____ Information supplied

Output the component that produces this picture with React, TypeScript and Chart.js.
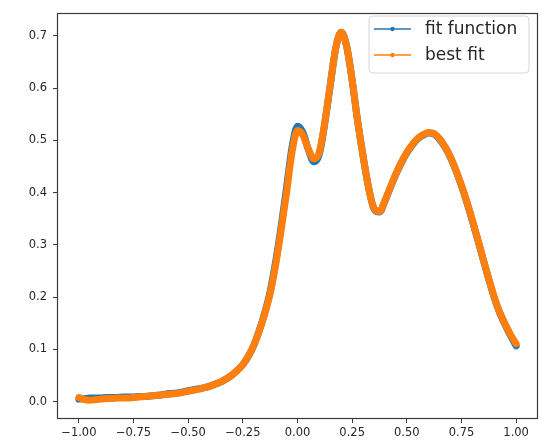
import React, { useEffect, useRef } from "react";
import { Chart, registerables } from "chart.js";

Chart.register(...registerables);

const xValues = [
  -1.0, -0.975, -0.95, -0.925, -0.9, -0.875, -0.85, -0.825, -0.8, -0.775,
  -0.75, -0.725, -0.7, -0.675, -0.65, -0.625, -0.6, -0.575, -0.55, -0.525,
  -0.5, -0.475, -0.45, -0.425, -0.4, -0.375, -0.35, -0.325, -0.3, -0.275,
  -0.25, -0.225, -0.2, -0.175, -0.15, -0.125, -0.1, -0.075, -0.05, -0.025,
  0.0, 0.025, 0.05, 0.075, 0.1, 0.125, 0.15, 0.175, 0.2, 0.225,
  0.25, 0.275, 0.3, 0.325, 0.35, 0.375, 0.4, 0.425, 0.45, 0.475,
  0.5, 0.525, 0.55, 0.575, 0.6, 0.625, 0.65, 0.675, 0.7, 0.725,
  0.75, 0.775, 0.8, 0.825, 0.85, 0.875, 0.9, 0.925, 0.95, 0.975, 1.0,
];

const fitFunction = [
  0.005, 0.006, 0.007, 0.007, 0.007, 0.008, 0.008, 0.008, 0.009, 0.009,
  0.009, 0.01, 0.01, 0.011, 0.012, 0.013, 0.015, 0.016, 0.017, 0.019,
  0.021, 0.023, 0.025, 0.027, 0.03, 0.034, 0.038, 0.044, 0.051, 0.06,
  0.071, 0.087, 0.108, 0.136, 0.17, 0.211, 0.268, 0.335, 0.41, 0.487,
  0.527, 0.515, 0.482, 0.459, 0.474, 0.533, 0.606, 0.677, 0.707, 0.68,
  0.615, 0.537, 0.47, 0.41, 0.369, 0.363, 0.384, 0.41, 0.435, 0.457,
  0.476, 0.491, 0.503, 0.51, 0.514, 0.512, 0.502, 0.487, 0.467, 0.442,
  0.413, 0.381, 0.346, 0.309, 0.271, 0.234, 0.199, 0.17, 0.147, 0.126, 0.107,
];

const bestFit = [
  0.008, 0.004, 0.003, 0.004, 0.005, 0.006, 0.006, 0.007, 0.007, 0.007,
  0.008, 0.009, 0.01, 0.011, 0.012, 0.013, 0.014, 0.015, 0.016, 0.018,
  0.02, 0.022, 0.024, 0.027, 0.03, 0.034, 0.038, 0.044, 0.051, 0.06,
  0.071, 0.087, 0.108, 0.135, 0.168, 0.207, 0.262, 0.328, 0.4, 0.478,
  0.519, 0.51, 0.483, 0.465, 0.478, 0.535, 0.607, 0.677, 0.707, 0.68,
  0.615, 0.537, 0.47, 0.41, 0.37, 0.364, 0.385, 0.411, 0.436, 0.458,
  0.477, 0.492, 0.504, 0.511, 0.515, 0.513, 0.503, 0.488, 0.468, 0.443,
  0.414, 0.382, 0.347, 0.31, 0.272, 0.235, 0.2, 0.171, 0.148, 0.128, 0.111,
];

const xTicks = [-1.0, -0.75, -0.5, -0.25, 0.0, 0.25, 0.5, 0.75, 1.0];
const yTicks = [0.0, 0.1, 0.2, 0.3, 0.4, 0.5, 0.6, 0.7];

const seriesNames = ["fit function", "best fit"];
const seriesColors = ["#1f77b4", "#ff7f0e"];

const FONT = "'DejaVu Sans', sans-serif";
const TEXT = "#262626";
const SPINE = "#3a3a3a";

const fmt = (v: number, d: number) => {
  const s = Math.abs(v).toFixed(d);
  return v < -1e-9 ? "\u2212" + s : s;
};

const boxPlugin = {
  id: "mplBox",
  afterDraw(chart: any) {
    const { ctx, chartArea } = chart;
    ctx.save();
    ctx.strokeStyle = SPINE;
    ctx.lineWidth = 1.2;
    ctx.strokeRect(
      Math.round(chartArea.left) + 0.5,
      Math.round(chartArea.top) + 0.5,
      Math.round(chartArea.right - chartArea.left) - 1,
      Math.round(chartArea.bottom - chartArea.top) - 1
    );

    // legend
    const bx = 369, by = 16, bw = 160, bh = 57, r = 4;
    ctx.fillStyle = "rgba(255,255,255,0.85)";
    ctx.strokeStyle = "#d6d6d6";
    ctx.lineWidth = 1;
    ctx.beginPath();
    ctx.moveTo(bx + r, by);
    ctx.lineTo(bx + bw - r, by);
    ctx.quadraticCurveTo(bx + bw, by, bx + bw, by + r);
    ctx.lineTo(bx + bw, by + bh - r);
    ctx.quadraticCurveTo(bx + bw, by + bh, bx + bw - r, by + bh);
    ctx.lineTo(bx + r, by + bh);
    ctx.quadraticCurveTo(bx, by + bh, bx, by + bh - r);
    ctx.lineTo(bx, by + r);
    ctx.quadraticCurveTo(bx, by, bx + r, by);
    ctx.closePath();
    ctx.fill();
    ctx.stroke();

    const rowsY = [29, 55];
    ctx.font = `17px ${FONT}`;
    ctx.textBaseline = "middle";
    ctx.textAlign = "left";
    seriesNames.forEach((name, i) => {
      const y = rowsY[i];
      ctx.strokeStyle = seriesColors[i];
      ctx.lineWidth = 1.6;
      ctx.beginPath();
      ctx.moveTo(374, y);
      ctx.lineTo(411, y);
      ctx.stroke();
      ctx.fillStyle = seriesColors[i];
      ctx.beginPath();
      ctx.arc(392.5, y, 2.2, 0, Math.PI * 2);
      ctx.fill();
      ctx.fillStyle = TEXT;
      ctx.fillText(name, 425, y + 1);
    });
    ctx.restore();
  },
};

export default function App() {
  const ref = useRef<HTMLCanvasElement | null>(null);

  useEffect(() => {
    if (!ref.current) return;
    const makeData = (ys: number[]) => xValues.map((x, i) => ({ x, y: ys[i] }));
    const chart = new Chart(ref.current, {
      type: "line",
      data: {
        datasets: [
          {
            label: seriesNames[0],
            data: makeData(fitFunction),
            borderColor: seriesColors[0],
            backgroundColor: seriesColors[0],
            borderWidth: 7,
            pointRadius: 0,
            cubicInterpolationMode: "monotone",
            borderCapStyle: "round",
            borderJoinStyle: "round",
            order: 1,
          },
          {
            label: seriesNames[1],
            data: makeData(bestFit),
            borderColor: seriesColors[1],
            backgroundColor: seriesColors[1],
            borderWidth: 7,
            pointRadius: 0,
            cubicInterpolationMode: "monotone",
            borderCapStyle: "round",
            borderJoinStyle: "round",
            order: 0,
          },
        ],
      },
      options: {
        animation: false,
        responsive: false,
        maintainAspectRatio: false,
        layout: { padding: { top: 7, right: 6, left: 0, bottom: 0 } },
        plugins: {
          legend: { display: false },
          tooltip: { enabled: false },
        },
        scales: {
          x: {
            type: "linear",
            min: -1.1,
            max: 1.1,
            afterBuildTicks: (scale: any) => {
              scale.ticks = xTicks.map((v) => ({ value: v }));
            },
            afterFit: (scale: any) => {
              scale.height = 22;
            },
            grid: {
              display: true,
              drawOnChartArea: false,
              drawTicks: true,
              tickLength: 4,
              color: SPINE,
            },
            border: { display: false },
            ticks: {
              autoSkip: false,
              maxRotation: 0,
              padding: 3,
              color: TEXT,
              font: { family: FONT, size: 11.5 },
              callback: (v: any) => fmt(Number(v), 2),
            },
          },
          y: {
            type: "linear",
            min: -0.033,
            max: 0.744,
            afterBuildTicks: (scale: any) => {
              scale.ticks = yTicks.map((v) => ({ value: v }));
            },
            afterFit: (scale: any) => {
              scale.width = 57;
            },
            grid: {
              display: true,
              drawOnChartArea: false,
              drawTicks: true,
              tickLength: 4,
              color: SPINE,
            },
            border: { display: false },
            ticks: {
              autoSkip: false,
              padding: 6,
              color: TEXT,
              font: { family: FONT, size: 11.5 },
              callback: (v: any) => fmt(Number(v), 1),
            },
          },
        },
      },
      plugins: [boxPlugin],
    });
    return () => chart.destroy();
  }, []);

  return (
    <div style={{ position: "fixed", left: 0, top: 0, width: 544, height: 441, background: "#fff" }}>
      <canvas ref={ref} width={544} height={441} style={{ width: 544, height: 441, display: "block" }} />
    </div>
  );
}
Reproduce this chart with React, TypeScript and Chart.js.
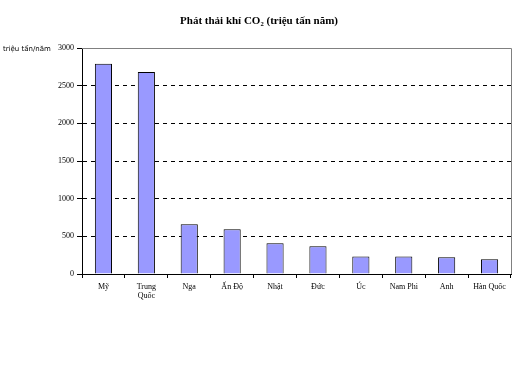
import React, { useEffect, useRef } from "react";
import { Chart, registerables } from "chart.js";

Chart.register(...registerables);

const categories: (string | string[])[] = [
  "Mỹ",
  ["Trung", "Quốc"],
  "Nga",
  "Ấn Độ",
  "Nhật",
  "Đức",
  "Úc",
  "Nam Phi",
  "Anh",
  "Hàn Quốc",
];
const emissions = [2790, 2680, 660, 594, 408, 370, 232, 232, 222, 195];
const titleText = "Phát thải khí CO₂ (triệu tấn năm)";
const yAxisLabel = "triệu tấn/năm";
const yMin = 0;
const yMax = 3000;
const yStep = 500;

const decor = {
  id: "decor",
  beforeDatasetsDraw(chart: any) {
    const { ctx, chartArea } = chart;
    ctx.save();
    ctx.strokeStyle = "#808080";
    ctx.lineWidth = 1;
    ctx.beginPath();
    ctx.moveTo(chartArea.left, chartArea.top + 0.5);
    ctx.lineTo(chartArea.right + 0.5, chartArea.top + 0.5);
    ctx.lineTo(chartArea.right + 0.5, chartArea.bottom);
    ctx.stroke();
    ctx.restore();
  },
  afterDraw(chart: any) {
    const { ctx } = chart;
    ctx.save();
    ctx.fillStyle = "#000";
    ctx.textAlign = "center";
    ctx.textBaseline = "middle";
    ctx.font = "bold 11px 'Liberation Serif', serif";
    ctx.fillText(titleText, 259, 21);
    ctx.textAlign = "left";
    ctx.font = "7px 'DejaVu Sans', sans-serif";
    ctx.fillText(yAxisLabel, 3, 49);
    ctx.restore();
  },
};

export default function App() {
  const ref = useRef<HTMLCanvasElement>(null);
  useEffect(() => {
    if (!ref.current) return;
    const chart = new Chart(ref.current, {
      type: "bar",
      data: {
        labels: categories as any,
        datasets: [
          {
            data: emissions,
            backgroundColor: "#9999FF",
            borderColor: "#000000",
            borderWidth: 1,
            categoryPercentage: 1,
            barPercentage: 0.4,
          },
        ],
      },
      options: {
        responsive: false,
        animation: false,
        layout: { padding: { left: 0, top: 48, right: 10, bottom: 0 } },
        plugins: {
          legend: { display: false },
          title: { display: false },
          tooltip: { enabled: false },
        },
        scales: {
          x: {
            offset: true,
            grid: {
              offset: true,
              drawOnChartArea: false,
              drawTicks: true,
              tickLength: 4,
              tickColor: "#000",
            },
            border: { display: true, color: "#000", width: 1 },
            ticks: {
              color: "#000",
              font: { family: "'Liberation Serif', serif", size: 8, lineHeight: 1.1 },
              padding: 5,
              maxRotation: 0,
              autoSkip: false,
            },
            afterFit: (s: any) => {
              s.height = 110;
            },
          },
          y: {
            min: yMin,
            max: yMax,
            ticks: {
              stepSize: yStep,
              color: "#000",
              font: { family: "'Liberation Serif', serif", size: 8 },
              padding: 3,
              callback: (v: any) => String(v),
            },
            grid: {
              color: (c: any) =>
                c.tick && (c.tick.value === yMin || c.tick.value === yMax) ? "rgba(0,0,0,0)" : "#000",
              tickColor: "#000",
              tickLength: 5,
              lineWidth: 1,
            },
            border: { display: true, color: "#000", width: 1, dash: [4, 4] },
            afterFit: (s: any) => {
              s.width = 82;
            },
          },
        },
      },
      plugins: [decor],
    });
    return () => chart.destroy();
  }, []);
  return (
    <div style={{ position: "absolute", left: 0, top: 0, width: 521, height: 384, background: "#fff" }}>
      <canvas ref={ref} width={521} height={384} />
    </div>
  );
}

________

> _Problem details_: Restate word for word the part that opens with the line containing "Reproduce this chart" and closes with the line containing "const yStep = 500;", both ends included, and nothing else. Omit any images.

> _Solution to this problem_:
Reproduce this chart with React, TypeScript and Chart.js.
import React, { useEffect, useRef } from "react";
import { Chart, registerables } from "chart.js";

Chart.register(...registerables);

const categories: (string | string[])[] = [
  "Mỹ",
  ["Trung", "Quốc"],
  "Nga",
  "Ấn Độ",
  "Nhật",
  "Đức",
  "Úc",
  "Nam Phi",
  "Anh",
  "Hàn Quốc",
];
const emissions = [2790, 2680, 660, 594, 408, 370, 232, 232, 222, 195];
const titleText = "Phát thải khí CO₂ (triệu tấn năm)";
const yAxisLabel = "triệu tấn/năm";
const yMin = 0;
const yMax = 3000;
const yStep = 500;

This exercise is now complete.